"Silence!" exclaimed Jackson. "Any man who would kill as brave a man as this would rob the dead!"

Weathersford's request was granted, and the women and children of the war party were provided for. The chief died many years afterward, a planter in Alabama, respected by the Americans for his bravery and his honor.

The Creek war over, Jackson went back to Tennessee, a noted, successful soldier. He had not only conquered the Creeks, but he had won for himself the position of major-general in the United States army, having in charge the department of the South. He was now forty-seven, and had indeed reached a high position. Mississippi voted him a sword, and other States sent testimonials of appreciation. All this time he was a constant sufferer in body, and only kept himself from his bed by his indomitable will. The Hermitage could not long keep the ardent, tireless general from the front. He soon established his headquarters at Mobile, and prepared to defend a thousand miles of coast from the British. He had but a small army at his command, and was far from Washington, with scarcely any means of communication. Indeed, the English had captured that city already, and burned most of its public buildings.

The English had attacked Mobile Point, been defeated, and retired to Pensacola, Florida.

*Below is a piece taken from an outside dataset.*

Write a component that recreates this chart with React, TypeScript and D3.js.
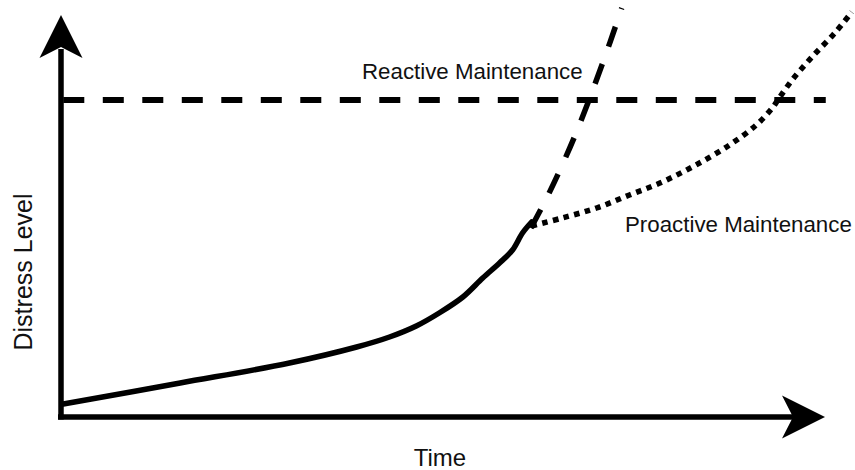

Spain owned Florida, and was supposed to be neutral, but she was in reality friendly and helpful to England, and allowed her to use the State as a base of operations. Jackson wrote to Washington asking leave to attack Pensacola. The answer did not come back till the war of 1812 was over and Jackson had won renown for himself and his country. He did not wait for an answer, however, but stormed Pensacola, captured it, and then hastened to New Orleans, where he expected the next attack would be made. He used to say to young men, "Always take all the time to reflect that circumstances will permit; but when the time for action has come, stop thinking." And at Pensacola he stopped thinking, and acted. Nothing was ready for his coming, but all eyes turned to the conquerer of the Creeks as the savior of New Orleans. Women gathered around him and looked trustingly toward the erect, self-centred, bronzed soldier. Men flocked willingly to his service, glad to do his bidding. He summoned the engineers of the city and ordered every bayou to be obstructed by earth and sunken logs. The city was put under martial law. No person was permitted to leave the place without a written permit signed by the general or one of his staff. The street lamps were extinguished at nine o'clock, after which hour any person without the necessary permit or not having the countersign was apprehended as a spy and held for examination. All able-bodied men, black and white, were compelled to serve as soldiers or sailors.

He had with him about two thousand troops, and four thousand more within ten or fifteen days' march. Against these, for the most part undisciplined troops, a British force of twenty thousand men was coming, with a fleet of fifty ships, carrying a thousand guns. Much of this army had served under the great Wellington in France; its present leader, General Packenham, was Wellington's brother-in-law. He was only thirty-eight, brave, and the idol of his men. Some of the ships had been with Nelson in the battle of the Nile. The flower of England's army and navy had been sent to conquer the independent and self-reliant Americans.

So certain were the British of conquest that several families were with the fleet, husbands and brothers having been appointed already to civil offices. Another person was also confident of victory—the man who had seen but fourteen months of service, but who from boyhood had never known what it was to be defeated. He inspired others with the same confidence. Says Latour, in his history of the war in West Florida and Louisiana, "The energy manifested by General Jackson spread, as it were, by contagion, and communicated itself to the whole army. There was nothing which those who composed it did not feel themselves capable of performing, if he ordered it to be done. It was enough that he expressed a wish or threw out the slightest intimation, and immediately a crowd of volunteers offered themselves to carry his views into execution."

The English fleet entered Lake Borgne, sixty miles north-east from New Orleans, on December 10, 1814. Twelve days later they had reached the Mississippi River, nine miles below the city. The next day, when Jackson was informed of their approach, he said, bringing his clenched fist down upon the table, "By the Eternal, they shall not sleep on our soil!"

At once, with, as Parton says, that "calm impetuosity and that composed intensity which belonged to him," he sent word to the various regiments to meet him at three o'clock at a specified place. And then he lay down and slept for a short time, his only rest during the next three days and three nights. Few men except General Jackson, with his iron will, could have slept at such a time. A messenger came, sent by some ladies, asking what they should do if the city were attacked.

"Say to them not to be uneasy. No British soldier shall enter the city as an enemy, unless over my dead body," and he kept his word.

At three o'clock the men were hastening on to meet the "red-coats." Twilight came early, and the moon rose dimly over the battle-field. The signal of attack was to be a shot fired from the ship Carolina. At half-past seven, the first gun was heard, then seven others, and the word was given—Forward.